Sabotage

Yes, it’s an ugly word, made all the fouler when it involves a drainage pipe that has run amok inside the walls of a just-painted house. Owning to circumstances that are still not clear to us, one of our workers stuffed a plastic water bottle (oh, how we’re bemoaning our earlier post extolling the many uses of said bottles!) into the drain pipe that runs from our terrace through the walls of the guest bathroom and dining room to its eventual exit in the city sewer beyond the mosque’s walls. Not only did the offending creep hide the bottle in our drainpipe, he then added a 40-centimeter layer of cement and other rubble that contributed to a colossal blockage and the resulting backup and overflow. You see, each night before heading home, our workers shower on the terrace (and doing other things that involve a drain, though we hate to even think of them as we consider our mucked up walls), so you can imagine the grimy water that filled the pipe.
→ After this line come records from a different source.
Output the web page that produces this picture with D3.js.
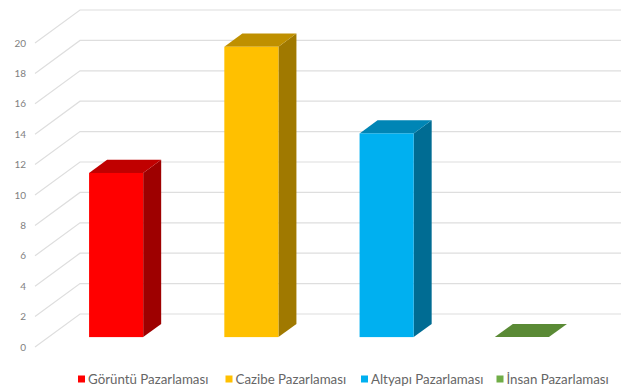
<!DOCTYPE html>
<html><head><meta charset="utf-8">
<script src="https://cdn.jsdelivr.net/npm/d3@7"></script>
<style>body{margin:0;background:#fff}svg{display:block}</style>
</head><body>
<script>
const categories = ["Görüntü Pazarlaması","Cazibe Pazarlaması","Altyapı Pazarlaması","İnsan Pazarlaması"];
const values = [10.8, 19.1, 13.4, 0];
const yTicks = [0,2,4,6,8,10,12,14,16,18,20];
const frontColors = ["#FF0000","#FFC000","#00B0F0","#70AD47"];
const topColors   = ["#C00000","#BF9000","#0085B5","#5A8A35"];
const sideColors  = ["#9E0000","#A07900","#006C93","#4A7030"];

const W=625,H=389;
const svg=d3.select("body").append("svg").attr("width",W).attr("height",H);
const DX=45, DY=-33;           // depth of the 3D box
const fF=0.3, fB=0.7;          // bar depth fractions
const x=d3.scaleBand().domain(categories).range([35,576]);
const y=d3.scaleLinear().domain([0,20]).range([347,43]);

// gridlines
const g=svg.append("g");
yTicks.forEach(v=>{
  const yy=y(v);
  g.append("path").attr("d",`M35,${yy}L${35+DX},${yy+DY}L621,${yy+DY}`)
   .attr("fill","none").attr("stroke","#DEDEDE").attr("stroke-width",1.2);
  g.append("text").attr("x",26).attr("y",yy).attr("dy","0.35em").attr("text-anchor","end")
   .attr("font-family","Lato, sans-serif").attr("font-size",10).attr("fill","#7F7F7F").text(v);
});

// bars
const bw=x.bandwidth()*0.4;
categories.forEach((c,i)=>{
  const x0=x(c)+x.bandwidth()/2-bw/2, x1=x0+bw;
  const ox=DX*fF, oy=DY*fF, bx=DX*(fB-fF), by=DY*(fB-fF);
  const yb=y(0)+oy, yt=y(values[i])+oy;
  const fx0=x0+ox, fx1=x1+ox;
  svg.append("path").attr("d",`M${fx1},${yb}L${fx1+bx},${yb+by}L${fx1+bx},${yt+by}L${fx1},${yt}Z`).attr("fill",sideColors[i]);
  svg.append("path").attr("d",`M${fx0},${yt}L${fx1},${yt}L${fx1+bx},${yt+by}L${fx0+bx},${yt+by}Z`).attr("fill",topColors[i]);
  if(values[i]>0) svg.append("rect").attr("x",fx0).attr("y",yt).attr("width",bw).attr("height",yb-yt).attr("fill",frontColors[i]);
});

// legend
const legX=[78,225.5,361,496.5];
const lg=svg.append("g");
categories.forEach((c,i)=>{
  lg.append("rect").attr("x",legX[i]).attr("y",375.5).attr("width",7).attr("height",7).attr("fill",frontColors[i]);
  lg.append("text").attr("x",legX[i]+10).attr("y",379).attr("dy","0.35em")
    .attr("font-family","Lato, sans-serif").attr("font-size",13.3).attr("fill","#666666").text(c);
});
</script>
</body></html>
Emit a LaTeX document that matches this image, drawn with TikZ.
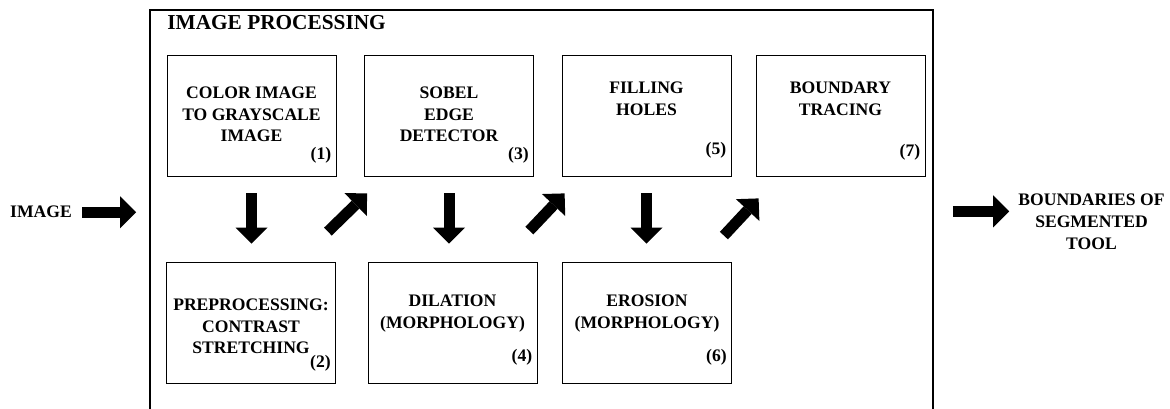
\documentclass[tikz,border=0pt]{standalone}
\usepackage{fontspec}
\setmainfont{Liberation Serif}
\usetikzlibrary{arrows.meta}

\begin{document}
\begin{tikzpicture}
  [x=1pt,y=1pt,every node/.style={inner sep=0pt,align=center,font=\bfseries\fontsize{17.6}{21.7}\selectfont}]
 \tikzset{stepbox/.style = {draw,line width=.8pt,minimum width=169pt,minimum height=121pt}}
 \tikzset{bigarrow/.style = {line width=11pt,-{Triangle[length=16pt,width=32pt,line width=0pt]}}}
  \useasboundingbox (0,0) rectangle (1170,409);

  % outer frame, open at the bottom
  \node[draw,line width=1.6pt,minimum width=783pt,minimum height=420pt] (frame) at (541.5,189) {};
  \node[anchor=base west,font=\bfseries\fontsize{21.3}{25}\selectfont] (title) at ([xshift=18pt,yshift=-20pt]frame.north west) {IMAGE PROCESSING};

  \node[stepbox] (s1) at (251.5,293.5) {};
  \node[stepbox] (s2) at (251,86.5)    {};
  \node[stepbox] (s3) at (449,293.5)   {};
  \node[stepbox] (s4) at (452.5,86.5)  {};
  \node[stepbox] (s5) at (646.5,293.5) {};
  \node[stepbox] (s6) at (647,86.5)    {};
  \node[stepbox] (s7) at (840.5,293.5) {};

  \node[anchor=north] (s1t) at ([yshift=-32pt]s1.north) {COLOR IMAGE\\TO GRAYSCALE\\IMAGE};
  \node[anchor=north] (s2t) at ([yshift=-37pt]s2.north) {PREPROCESSING:\\CONTRAST\\STRETCHING};
  \node[anchor=north] (s3t) at ([yshift=-32pt]s3.north) {SOBEL\\EDGE\\DETECTOR};
  \node[anchor=north] (s4t) at ([yshift=-33pt]s4.north) {DILATION\\(MORPHOLOGY)};
  \node[anchor=north] (s5t) at ([yshift=-27pt]s5.north) {FILLING\\HOLES};
  \node[anchor=north] (s6t) at ([yshift=-33pt]s6.north) {EROSION\\(MORPHOLOGY)};
  \node[anchor=north] (s7t) at ([yshift=-27pt]s7.north) {BOUNDARY\\TRACING};

  \foreach \s/\dy in {1/13,2/12,3/13,4/18,5/18,6/18,7/16}
    \node[anchor=south east] (s\s n) at ([xshift=-5pt,yshift=\dy pt]s\s.south east) {(\s)};

  \node[anchor=base west] (img) at (10,191) {IMAGE};
  \node[anchor=north] (out) at (1091.5,215) {BOUNDARIES OF\\SEGMENTED\\TOOL};
  \coordinate (outin) at ([yshift=10.5pt]out.west);

  \draw[bigarrow,shorten <=10pt,shorten >=13pt] (img.east) -- (img.east -| frame.west);
  \draw[bigarrow,shorten <=19pt,shorten >=9pt] (outin -| frame.east) -- (outin);

  \foreach \from/\to in {s1/s2,s3/s4,s5/s6}
    \draw[bigarrow,shorten <=17pt,shorten >=18pt] (\from.south) -- (\from.south |- \to.north);

  \foreach \from/\to/\ty/\hy in {s2/s3/30/17,s4/s5/31/17,s6/s7/26/22}
    \draw[bigarrow] ([xshift=-8pt,yshift=\ty pt]\from.north east) -- ([xshift=3pt,yshift=-\hy pt]\to.south west);

\end{tikzpicture}
\end{document}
Having no where to go but up, once the “dust” as Hamoud so poetically calls the stuff that goes down drains (toilet, sink and otherwise), it overflowed and stained our freshly tadelakted and painted walls with vile brown rivulets.
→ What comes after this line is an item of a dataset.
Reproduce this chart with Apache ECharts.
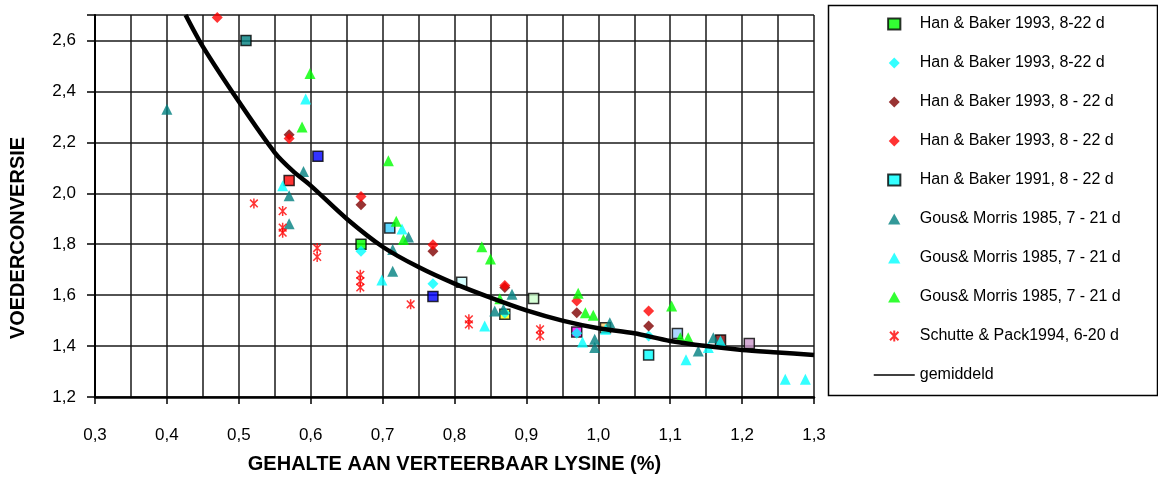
<!DOCTYPE html>
<html><head><meta charset="utf-8">
<script src="https://cdn.jsdelivr.net/npm/echarts@6/dist/echarts.min.js"></script>
<style>html,body{margin:0;padding:0;background:#fff}#c{width:1158px;height:479px}</style>
</head><body><div id="c"></div>
<script>
// ---- data ----
const legendLabels = [
  'Han & Baker 1993, 8-22 d',
  'Han & Baker 1993, 8-22 d',
  'Han & Baker 1993, 8 - 22 d',
  'Han & Baker 1993, 8 - 22 d',
  'Han & Baker 1991, 8 - 22 d',
  'Gous& Morris 1985, 7 - 21 d',
  'Gous& Morris 1985, 7 - 21 d',
  'Gous& Morris 1985, 7 - 21 d',
  'Schutte & Pack1994, 6-20 d',
  'gemiddeld'
];
const hb93Squares = [[0.57,2.05],[0.67,1.80],[0.77,1.595],[0.87,1.525],[0.97,1.455],[1.07,1.365],[1.17,1.424]];
const hb93SquareColors = ['#ff0000','#00ff00','#0000ff','#ffff00','#ff00ff','#00ffff','#800000'];
const hb93Cyan = [[0.67,1.772],[0.77,1.645],[0.87,1.53],[0.97,1.45],[1.07,1.44]];
const hb93DarkRed = [[0.57,2.23],[0.67,1.955],[0.77,1.772],[0.87,1.63],[0.97,1.531],[1.07,1.479]];
const hb93Red = [[0.47,2.69],[0.57,2.215],[0.67,1.987],[0.77,1.798],[0.87,1.638],[0.97,1.577],[1.07,1.538]];
const hb91Squares = [[0.51,2.60],[0.61,2.145],[0.71,1.864],[0.81,1.651],[0.91,1.587],[1.01,1.472],[1.11,1.449],[1.21,1.41]];
const hb91SquareColors = ['#008080','#0000ff','#33ccff','#ccffff','#ccffcc','#ffcc66','#99ccff','#cc99cc'];
const gmTeal = [[0.40,2.33],[0.59,2.085],[0.57,1.99],[0.57,1.88],[0.714,1.779],[0.714,1.694],[0.736,1.828],
  [0.856,1.538],[0.868,1.545],[0.88,1.603],[0.995,1.427],[0.995,1.394],[1.016,1.492],[1.139,1.381],[1.16,1.433]];
const gmCyan = [[0.593,2.37],[0.561,2.03],[0.699,1.659],[0.727,1.86],[0.842,1.479],[0.978,1.416],[1.01,1.466],
  [1.122,1.346],[1.153,1.394],[1.17,1.42],[1.26,1.27],[1.288,1.27]];
const gmGreen = [[0.599,2.47],[0.588,2.26],[0.708,2.128],[0.719,1.89],[0.729,1.818],[0.838,1.79],[0.85,1.742],
  [0.863,1.586],[0.972,1.607],[0.982,1.531],[0.993,1.521],[1.102,1.557],[1.114,1.433],[1.125,1.433]];
const spRed = [[0.521,1.96],[0.561,1.93],[0.561,1.865],[0.561,1.845],[0.609,1.785],[0.609,1.75],[0.669,1.68],
  [0.669,1.655],[0.669,1.63],[0.739,1.564],[0.82,1.505],[0.82,1.485],[0.919,1.466],[0.919,1.44]];
const average = [[0.426,2.70],[0.45,2.576],[0.5,2.36],[0.55,2.16],[0.575,2.088],[0.6,2.03],[0.65,1.90],[0.7,1.79],
  [0.75,1.71],[0.8,1.645],[0.85,1.59],[0.9,1.54],[0.95,1.50],[1.0,1.47],[1.05,1.45],[1.1,1.42],[1.15,1.40],
  [1.2,1.385],[1.25,1.375],[1.3,1.365]];
const xAxisTitle = 'GEHALTE AAN VERTEERBAAR LYSINE (%)';
const yAxisTitle = 'VOEDERCONVERSIE';

// ---- chart ----
const FONT = 'Liberation Sans, Arial, sans-serif';
const asterisk = 'path://M0,0L10,10M10,0L0,10M5,-1.5L5,11.5';
const squarePath = 'path://M0,0L10,0L10,9L0,9Z';
const diamondPath = 'path://M5,0L10,5L5,10L0,5Z';
const trianglePath = 'path://M5,0L10,9L0,9Z';
function colored(points, colors) {
  return points.map((p, i) => ({value: p, itemStyle: {color: colors[i]}}));
}
const comma = v => v.toFixed(1).replace('.', ',');

const series = [
  {type: 'scatter', name: 's0', data: colored(hb93Squares, hb93SquareColors), symbol: 'rect', symbolSize: 10, itemStyle: {color: '#00ff00', borderColor: '#000', borderWidth: 1.5}},
  {type: 'scatter', name: 's1', data: hb93Cyan, symbol: 'diamond', symbolSize: 11, itemStyle: {color: '#00ffff'}},
  {type: 'scatter', name: 's2', data: hb93DarkRed, symbol: 'diamond', symbolSize: 11, itemStyle: {color: '#800000'}},
  {type: 'scatter', name: 's3', data: hb93Red, symbol: 'diamond', symbolSize: 11, itemStyle: {color: '#ff0000'}},
  {type: 'scatter', name: 's4', data: colored(hb91Squares, hb91SquareColors), symbol: 'rect', symbolSize: 10, itemStyle: {color: '#00ffff', borderColor: '#000', borderWidth: 1.5}},
  {type: 'scatter', name: 's5', data: gmTeal, symbol: 'triangle', symbolSize: 11, itemStyle: {color: '#008080'}},
  {type: 'scatter', name: 's6', data: gmCyan, symbol: 'triangle', symbolSize: 11, itemStyle: {color: '#00ffff'}},
  {type: 'scatter', name: 's7', data: gmGreen, symbol: 'triangle', symbolSize: 11, itemStyle: {color: '#00ff00'}},
  {type: 'scatter', name: 's8', data: spRed, symbol: asterisk, symbolSize: 10, itemStyle: {color: 'rgba(0,0,0,0)', borderColor: '#ff0000', borderWidth: 1.5}},
  {type: 'line', name: 's9', data: average, smooth: 0.3, showSymbol: false, symbol: 'none', lineStyle: {color: '#000', width: 4.5}, itemStyle: {color: '#000'}}
];
series.forEach(s => { s.clip = false; s.silent = true; s.animation = false; s.symbolKeepAspect = true; });

const legendIcons = [squarePath, diamondPath, diamondPath, diamondPath, squarePath, trianglePath, trianglePath, trianglePath, asterisk];
const legendData = series.map((s, i) => i === 9
  ? {name: s.name, itemStyle: {color: 'rgba(0,0,0,0)', borderWidth: 0, opacity: 0}, lineStyle: {width: 1.5, color: '#000'}}
  : {name: s.name, icon: legendIcons[i]});

const chart = echarts.init(document.getElementById('c'), null, {renderer: 'canvas'});
chart.setOption({
  animation: false,
  backgroundColor: '#fff',
  grid: {left: 95, right: 344, top: 15, bottom: 81, containLabel: false},
  xAxis: {
    type: 'value', min: 0.3, max: 1.3, interval: 0.1,
    name: xAxisTitle, nameLocation: 'middle', nameGap: 57,
    nameTextStyle: {fontFamily: FONT, fontWeight: 'bold', fontSize: 20, color: '#000'},
    axisLine: {show: true, onZero: false, lineStyle: {color: '#000', width: 2.5}},
    axisTick: {show: true, length: 7, lineStyle: {color: '#000', width: 1.5}},
    axisLabel: {formatter: comma, margin: 30, fontFamily: FONT, fontSize: 17, color: '#000'},
    splitLine: {show: true, lineStyle: {color: '#1a1a1a', width: 1.5}},
    minorTick: {show: false, splitNumber: 2},
    minorSplitLine: {show: true, lineStyle: {color: '#1a1a1a', width: 1.5}}
  },
  yAxis: {
    type: 'value', min: 1.2, max: 2.7, interval: 0.2,
    axisLine: {show: true, onZero: false, lineStyle: {color: '#000', width: 2}},
    axisTick: {show: true, length: 8, lineStyle: {color: '#000', width: 1.5}},
    axisLabel: {formatter: v => v > 2.65 ? '' : comma(v), margin: 19, fontFamily: FONT, fontSize: 17, color: '#000'},
    splitLine: {show: true, lineStyle: {color: '#1a1a1a', width: 1.5}}
  },
  legend: {
    orient: 'vertical', left: 873, top: 16, padding: 0,
    itemWidth: 41, itemHeight: 11, itemGap: 23,
    data: legendData,
    formatter: name => legendLabels[+name.slice(1)],
    textStyle: {fontFamily: FONT, fontSize: 16, color: '#000', lineHeight: 16},
    selectedMode: false
  },
  graphic: [
    {type: 'rect', left: 826, top: 3, shape: {width: 329, height: 390}, style: {fill: 'none', stroke: '#000', lineWidth: 1.5}, z: -1},
    {type: 'text', x: 18, y: 238, rotation: Math.PI / 2,
     style: {text: yAxisTitle, fontFamily: FONT, fontWeight: 'bold', fontSize: 20, fill: '#000', align: 'center', verticalAlign: 'middle'}}
  ],
  series: series
});
</script></body></html>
Once the sabotage had been discovered, the Marrakech equivalent of RotoRooter arrived to clean out the drain and then the team set to work repairing the not inconsequential damage. “Look at this,” said Hamoud in disbelief, fishing his hand in the murky water and pulling out bits of debris that had comprised the blockage. Now, our new tadelakt must be stripped and reapplied (a two-day process), the dining room ceiling must be replastered and the walls repainted, and so on. Mustapha, our plumber/electrician, has remerged and set about cracking walls to ensure that the pipe has not suffered long-term damage and that we won’t sustain further leakage. Welcome back, Mustapha!
While we are upset by the setback, the sting of the betrayal by one of our own team is even worse. All those times we pinched ourselves for the good luck we've enjoyed with our able crew, especially as we listened to others complain about their worksite woes, is coming back to haunt us.
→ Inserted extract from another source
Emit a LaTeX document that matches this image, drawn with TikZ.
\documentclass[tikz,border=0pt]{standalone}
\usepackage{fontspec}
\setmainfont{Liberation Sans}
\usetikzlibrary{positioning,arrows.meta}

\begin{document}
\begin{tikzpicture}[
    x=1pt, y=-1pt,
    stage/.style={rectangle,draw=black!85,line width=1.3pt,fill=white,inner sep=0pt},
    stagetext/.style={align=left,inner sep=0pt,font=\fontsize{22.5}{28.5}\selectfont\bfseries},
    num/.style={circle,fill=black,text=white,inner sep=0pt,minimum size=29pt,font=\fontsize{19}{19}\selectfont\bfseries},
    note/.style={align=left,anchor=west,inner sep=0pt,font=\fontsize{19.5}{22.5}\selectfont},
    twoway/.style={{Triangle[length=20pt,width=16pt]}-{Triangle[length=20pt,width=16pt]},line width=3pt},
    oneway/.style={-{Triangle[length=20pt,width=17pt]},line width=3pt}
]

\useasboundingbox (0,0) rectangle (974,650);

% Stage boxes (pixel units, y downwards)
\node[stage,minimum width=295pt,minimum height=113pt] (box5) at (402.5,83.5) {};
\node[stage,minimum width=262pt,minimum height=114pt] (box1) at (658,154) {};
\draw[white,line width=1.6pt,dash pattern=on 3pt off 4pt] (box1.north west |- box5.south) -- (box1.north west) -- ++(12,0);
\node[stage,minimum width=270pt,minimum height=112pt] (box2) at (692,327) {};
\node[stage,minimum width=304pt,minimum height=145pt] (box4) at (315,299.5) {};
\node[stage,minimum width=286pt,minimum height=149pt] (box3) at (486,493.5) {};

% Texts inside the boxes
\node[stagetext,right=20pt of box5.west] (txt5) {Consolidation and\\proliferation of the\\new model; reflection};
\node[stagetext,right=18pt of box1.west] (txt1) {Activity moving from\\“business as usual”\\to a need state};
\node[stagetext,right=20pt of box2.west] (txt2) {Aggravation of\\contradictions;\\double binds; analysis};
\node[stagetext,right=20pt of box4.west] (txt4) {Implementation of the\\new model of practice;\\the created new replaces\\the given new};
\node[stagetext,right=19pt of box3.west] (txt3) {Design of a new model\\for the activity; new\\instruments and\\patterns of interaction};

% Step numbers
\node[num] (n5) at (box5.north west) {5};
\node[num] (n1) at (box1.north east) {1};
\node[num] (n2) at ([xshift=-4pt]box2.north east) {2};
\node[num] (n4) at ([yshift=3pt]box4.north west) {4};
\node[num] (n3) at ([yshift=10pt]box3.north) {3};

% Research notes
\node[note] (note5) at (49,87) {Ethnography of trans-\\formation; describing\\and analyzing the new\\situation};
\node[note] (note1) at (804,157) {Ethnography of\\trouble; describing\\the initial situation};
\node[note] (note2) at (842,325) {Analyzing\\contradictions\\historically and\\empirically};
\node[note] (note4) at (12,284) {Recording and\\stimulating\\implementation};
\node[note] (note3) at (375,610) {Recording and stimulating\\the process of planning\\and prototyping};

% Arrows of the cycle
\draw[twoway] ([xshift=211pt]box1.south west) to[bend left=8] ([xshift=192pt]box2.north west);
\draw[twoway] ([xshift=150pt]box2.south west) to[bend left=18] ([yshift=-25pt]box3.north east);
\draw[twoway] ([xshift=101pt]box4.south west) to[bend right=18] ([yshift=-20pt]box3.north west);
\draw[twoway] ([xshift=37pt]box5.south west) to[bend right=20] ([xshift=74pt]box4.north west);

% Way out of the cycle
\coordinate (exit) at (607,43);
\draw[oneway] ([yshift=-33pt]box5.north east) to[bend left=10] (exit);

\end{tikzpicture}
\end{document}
We were quite pleased, however, with how Hamoud and Mohamed handled things. Once they’d discovered the identity of the pipe plunderer, they swiftly fired him and rallied to right the problem caused by his sabotage. To be honest, the remaining crew seems even more cohesive and dedicated to getting our renovation back on track. When we located a photo of the saboteur on our computer (curiously, a lanky smiling boy who’d been one of our favorites), the team gathered around and shook their heads in disbelief at the traitor that had infiltrated their ranks. A wolf in sheep’s clothing. In Marrakech, though, one has to wonder if a sheep’s attire is the safest costume to don.